为量化无动力滑翔飞行器末制导初始参数不确定性的综合影响,提升飞行器落点精度,提出基于不确定性的末制导初始参数优化设计方法。面向飞行器末端高动态打击需求,采用落角约束下的滑模变结构导引律进行实时弹道成型,进而考虑末制导初始参数的不确定性。以落点有效毁伤半径概率和落点圆概率偏差为多优化目标,建立基于不确定性的末制导初始参数及制导律参数优化模型。针对这一不确定性优化模型,研究利用高效全局优化和蒙特卡洛方法,给出末制导初始参数及制导律参数的最优设计方案。仿真结果表明:该方法能显著提升落点精度,为方案设计阶段飞行器末制导交接点的选取提供决策支持。

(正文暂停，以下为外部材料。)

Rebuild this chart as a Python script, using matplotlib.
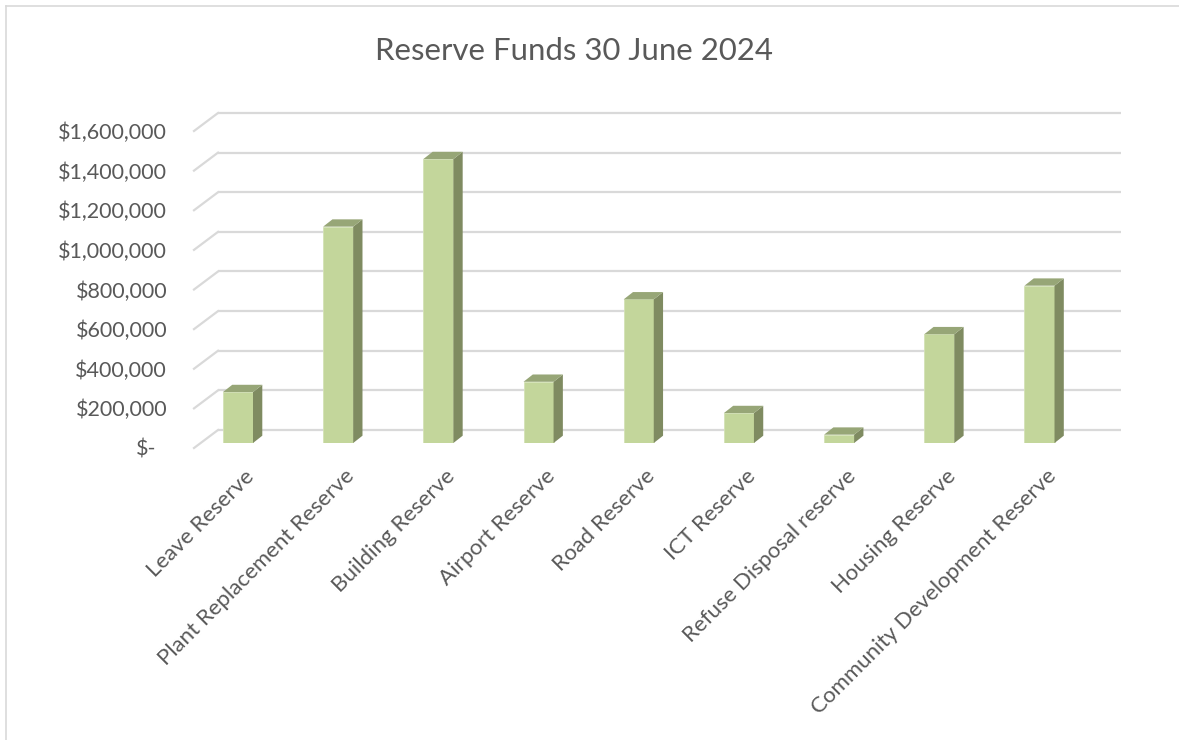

Uncertainty-based design optimization of terminal guidance initial parameters

In order to quantity the influence of uncertainties in the terminal guidance initial parameters for unpowered gliding vehicle, an uncertainty-based design optimization method of terminal guidance initial parameters is developed to improve the accuracy of impact point. The sliding-mode variable structure control is used to predict trajectory of vehicle in real time to meet the requirements of high dynamic strike in the terminal stage of flight vehicle. In consideration of the uncertainties in the terminal guidance initial parameters, the optimization model of uncertainty-based terminal guidance initial parameters and guidance law parameters is built. The circular error probability (CEP) and the probability of impact points in the effective damage radius are considered into the multiple-objective function. Effective global optimization and Monte Carlos method are used to obtain the optimum of initial parameters and guidance law parameters efficiently. It is shown that the accuracy of impact point is improved significantly, which can further provide decision support for the connection point of terminal guidance in the stage of vehicle conceptual design.